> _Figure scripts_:
* Begin *
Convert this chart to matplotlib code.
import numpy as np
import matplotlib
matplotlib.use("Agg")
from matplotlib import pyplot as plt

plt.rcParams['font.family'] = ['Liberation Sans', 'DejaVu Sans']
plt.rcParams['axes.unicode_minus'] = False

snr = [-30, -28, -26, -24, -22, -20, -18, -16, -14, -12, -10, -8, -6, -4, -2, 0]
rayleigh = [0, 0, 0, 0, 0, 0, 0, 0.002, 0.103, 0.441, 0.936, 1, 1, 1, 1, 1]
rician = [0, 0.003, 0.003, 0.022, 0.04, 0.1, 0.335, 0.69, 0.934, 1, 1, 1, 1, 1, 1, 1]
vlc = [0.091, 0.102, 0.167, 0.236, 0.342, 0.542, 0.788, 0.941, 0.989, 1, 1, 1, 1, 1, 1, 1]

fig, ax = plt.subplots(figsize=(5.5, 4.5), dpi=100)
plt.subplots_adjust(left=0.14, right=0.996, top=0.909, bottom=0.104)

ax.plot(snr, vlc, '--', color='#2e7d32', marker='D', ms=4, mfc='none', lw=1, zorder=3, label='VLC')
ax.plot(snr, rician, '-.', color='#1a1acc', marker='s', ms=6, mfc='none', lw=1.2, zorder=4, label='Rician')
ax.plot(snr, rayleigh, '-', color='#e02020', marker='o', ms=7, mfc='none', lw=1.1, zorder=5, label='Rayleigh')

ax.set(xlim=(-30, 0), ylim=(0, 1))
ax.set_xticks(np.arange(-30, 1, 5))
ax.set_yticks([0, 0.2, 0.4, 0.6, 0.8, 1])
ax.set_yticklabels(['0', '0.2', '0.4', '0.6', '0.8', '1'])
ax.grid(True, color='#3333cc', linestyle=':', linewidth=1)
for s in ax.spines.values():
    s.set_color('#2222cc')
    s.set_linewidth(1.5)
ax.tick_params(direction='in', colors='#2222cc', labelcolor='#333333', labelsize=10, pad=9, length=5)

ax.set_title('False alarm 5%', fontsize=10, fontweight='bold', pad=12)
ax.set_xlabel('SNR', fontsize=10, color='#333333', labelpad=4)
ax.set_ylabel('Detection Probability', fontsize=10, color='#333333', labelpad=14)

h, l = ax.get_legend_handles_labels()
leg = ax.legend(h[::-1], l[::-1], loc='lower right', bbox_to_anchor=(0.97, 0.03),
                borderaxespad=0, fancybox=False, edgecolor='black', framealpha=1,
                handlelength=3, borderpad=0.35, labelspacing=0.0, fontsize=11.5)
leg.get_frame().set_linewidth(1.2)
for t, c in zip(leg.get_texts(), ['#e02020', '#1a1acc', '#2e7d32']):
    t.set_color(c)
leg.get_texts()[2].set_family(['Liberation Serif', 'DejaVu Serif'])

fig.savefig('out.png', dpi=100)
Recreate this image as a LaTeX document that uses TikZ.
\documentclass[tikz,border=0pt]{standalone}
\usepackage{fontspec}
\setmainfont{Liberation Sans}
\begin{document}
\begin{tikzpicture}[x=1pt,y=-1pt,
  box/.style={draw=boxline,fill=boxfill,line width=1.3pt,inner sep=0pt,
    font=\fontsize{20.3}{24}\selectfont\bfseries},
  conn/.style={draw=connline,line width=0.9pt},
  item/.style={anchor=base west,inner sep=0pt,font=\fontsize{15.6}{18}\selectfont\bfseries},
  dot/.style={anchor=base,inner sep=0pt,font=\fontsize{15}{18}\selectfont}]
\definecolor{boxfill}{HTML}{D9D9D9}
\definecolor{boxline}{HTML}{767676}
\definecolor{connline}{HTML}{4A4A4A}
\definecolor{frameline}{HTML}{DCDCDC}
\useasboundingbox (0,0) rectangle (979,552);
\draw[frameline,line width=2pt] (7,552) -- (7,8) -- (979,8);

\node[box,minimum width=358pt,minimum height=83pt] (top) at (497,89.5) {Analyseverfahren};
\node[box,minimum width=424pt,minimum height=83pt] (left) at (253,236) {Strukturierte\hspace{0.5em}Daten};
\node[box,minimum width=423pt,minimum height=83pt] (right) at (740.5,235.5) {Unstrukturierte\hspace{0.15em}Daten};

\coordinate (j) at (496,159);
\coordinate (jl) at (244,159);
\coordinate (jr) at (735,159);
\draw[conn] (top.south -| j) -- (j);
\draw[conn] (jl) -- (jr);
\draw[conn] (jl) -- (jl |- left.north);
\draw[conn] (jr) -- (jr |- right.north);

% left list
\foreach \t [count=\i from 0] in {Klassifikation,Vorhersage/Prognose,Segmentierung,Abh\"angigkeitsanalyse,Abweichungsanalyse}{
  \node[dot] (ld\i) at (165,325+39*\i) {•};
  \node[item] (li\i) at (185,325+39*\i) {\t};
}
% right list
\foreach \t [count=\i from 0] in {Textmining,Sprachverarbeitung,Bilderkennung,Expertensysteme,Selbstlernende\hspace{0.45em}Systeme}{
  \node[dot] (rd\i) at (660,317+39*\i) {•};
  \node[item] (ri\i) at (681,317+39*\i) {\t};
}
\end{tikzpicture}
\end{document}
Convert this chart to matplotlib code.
* End *
> _PROBLEM REQUIREMENTS_: Print the material once more, exactly.

> _EXERCISE ANSWER_:
Convert this chart to matplotlib code.
import numpy as np
import matplotlib
matplotlib.use("Agg")
from matplotlib import pyplot as plt

plt.rcParams['font.family'] = ['Liberation Sans', 'DejaVu Sans']
plt.rcParams['axes.unicode_minus'] = False

snr = [-30, -28, -26, -24, -22, -20, -18, -16, -14, -12, -10, -8, -6, -4, -2, 0]
rayleigh = [0, 0, 0, 0, 0, 0, 0, 0.002, 0.103, 0.441, 0.936, 1, 1, 1, 1, 1]
rician = [0, 0.003, 0.003, 0.022, 0.04, 0.1, 0.335, 0.69, 0.934, 1, 1, 1, 1, 1, 1, 1]
vlc = [0.091, 0.102, 0.167, 0.236, 0.342, 0.542, 0.788, 0.941, 0.989, 1, 1, 1, 1, 1, 1, 1]

fig, ax = plt.subplots(figsize=(5.5, 4.5), dpi=100)
plt.subplots_adjust(left=0.14, right=0.996, top=0.909, bottom=0.104)

ax.plot(snr, vlc, '--', color='#2e7d32', marker='D', ms=4, mfc='none', lw=1, zorder=3, label='VLC')
ax.plot(snr, rician, '-.', color='#1a1acc', marker='s', ms=6, mfc='none', lw=1.2, zorder=4, label='Rician')
ax.plot(snr, rayleigh, '-', color='#e02020', marker='o', ms=7, mfc='none', lw=1.1, zorder=5, label='Rayleigh')

ax.set(xlim=(-30, 0), ylim=(0, 1))
ax.set_xticks(np.arange(-30, 1, 5))
ax.set_yticks([0, 0.2, 0.4, 0.6, 0.8, 1])
ax.set_yticklabels(['0', '0.2', '0.4', '0.6', '0.8', '1'])
ax.grid(True, color='#3333cc', linestyle=':', linewidth=1)
for s in ax.spines.values():
    s.set_color('#2222cc')
    s.set_linewidth(1.5)
ax.tick_params(direction='in', colors='#2222cc', labelcolor='#333333', labelsize=10, pad=9, length=5)

ax.set_title('False alarm 5%', fontsize=10, fontweight='bold', pad=12)
ax.set_xlabel('SNR', fontsize=10, color='#333333', labelpad=4)
ax.set_ylabel('Detection Probability', fontsize=10, color='#333333', labelpad=14)

h, l = ax.get_legend_handles_labels()
leg = ax.legend(h[::-1], l[::-1], loc='lower right', bbox_to_anchor=(0.97, 0.03),
                borderaxespad=0, fancybox=False, edgecolor='black', framealpha=1,
                handlelength=3, borderpad=0.35, labelspacing=0.0, fontsize=11.5)
leg.get_frame().set_linewidth(1.2)
for t, c in zip(leg.get_texts(), ['#e02020', '#1a1acc', '#2e7d32']):
    t.set_color(c)
leg.get_texts()[2].set_family(['Liberation Serif', 'DejaVu Serif'])

fig.savefig('out.png', dpi=100)
Recreate this image as a LaTeX document that uses TikZ.
\documentclass[tikz,border=0pt]{standalone}
\usepackage{fontspec}
\setmainfont{Liberation Sans}
\begin{document}
\begin{tikzpicture}[x=1pt,y=-1pt,
  box/.style={draw=boxline,fill=boxfill,line width=1.3pt,inner sep=0pt,
    font=\fontsize{20.3}{24}\selectfont\bfseries},
  conn/.style={draw=connline,line width=0.9pt},
  item/.style={anchor=base west,inner sep=0pt,font=\fontsize{15.6}{18}\selectfont\bfseries},
  dot/.style={anchor=base,inner sep=0pt,font=\fontsize{15}{18}\selectfont}]
\definecolor{boxfill}{HTML}{D9D9D9}
\definecolor{boxline}{HTML}{767676}
\definecolor{connline}{HTML}{4A4A4A}
\definecolor{frameline}{HTML}{DCDCDC}
\useasboundingbox (0,0) rectangle (979,552);
\draw[frameline,line width=2pt] (7,552) -- (7,8) -- (979,8);

\node[box,minimum width=358pt,minimum height=83pt] (top) at (497,89.5) {Analyseverfahren};
\node[box,minimum width=424pt,minimum height=83pt] (left) at (253,236) {Strukturierte\hspace{0.5em}Daten};
\node[box,minimum width=423pt,minimum height=83pt] (right) at (740.5,235.5) {Unstrukturierte\hspace{0.15em}Daten};

\coordinate (j) at (496,159);
\coordinate (jl) at (244,159);
\coordinate (jr) at (735,159);
\draw[conn] (top.south -| j) -- (j);
\draw[conn] (jl) -- (jr);
\draw[conn] (jl) -- (jl |- left.north);
\draw[conn] (jr) -- (jr |- right.north);

% left list
\foreach \t [count=\i from 0] in {Klassifikation,Vorhersage/Prognose,Segmentierung,Abh\"angigkeitsanalyse,Abweichungsanalyse}{
  \node[dot] (ld\i) at (165,325+39*\i) {•};
  \node[item] (li\i) at (185,325+39*\i) {\t};
}
% right list
\foreach \t [count=\i from 0] in {Textmining,Sprachverarbeitung,Bilderkennung,Expertensysteme,Selbstlernende\hspace{0.45em}Systeme}{
  \node[dot] (rd\i) at (660,317+39*\i) {•};
  \node[item] (ri\i) at (681,317+39*\i) {\t};
}
\end{tikzpicture}
\end{document}
Convert this chart to matplotlib code.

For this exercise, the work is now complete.